Client-Side Encryption: Allows users to encrypt data before uploading it to S3.
Storage Classes:
Standard: Default storage class suitable for frequently accessed data.
Infrequent Access (IA): Lower-cost option for less frequently accessed data.
Glacier: Cost-effective storage for archival data with varying retrieval times.
Intelligent Tiering: Automatically optimizes storage costs based on usage patterns.
Transitioning: Allows manual or automated transitions between storage classes based on predefined rules.
IAM Access Analyzer for S3:
Purpose: Identifies and mitigates unintended access.
Functionality: Analyzes policies, offers recommendations.

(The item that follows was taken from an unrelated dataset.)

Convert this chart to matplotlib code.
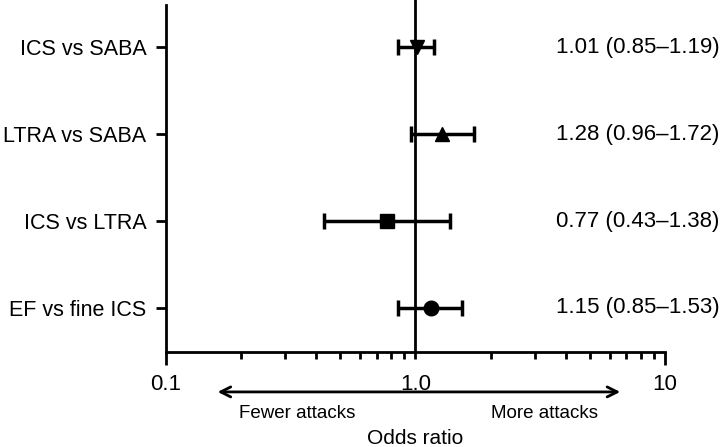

Integration: Works seamlessly with IAM for access control.
AWS Snow Family
Streamlines data transfer to/from the AWS Cloud in scenarios with limited connectivity.
Components:
Snowcone: Portable device for edge environments.
Snowball Edge: Rugged data transfer device with compute capabilities.
Snowmobile: Shipping container for massive data transfers.
Data Migration:
Challenges: Connectivity, volume, security, bandwidth.
Solutions: Direct upload, offline transfer, security enhancements.
Edge Computing: Process data at or near the source with on-board computing.
AWS OpsHub: GUI tool for device management, file transfer, monitoring, and service integration.
Hybrid Cloud for Storage: AWS Storage Gateway bridges on-premise data and S3 cloud storage.
Use Cases:
Backup, Media, Analytics: Versatile solutions for various data needs.
Website Hosting, IoT: Scalable and efficient data storage options.
These concise notes provide a quick overview of Amazon S3, highlighting its features, storage classes, security measures, and practical applications across industries.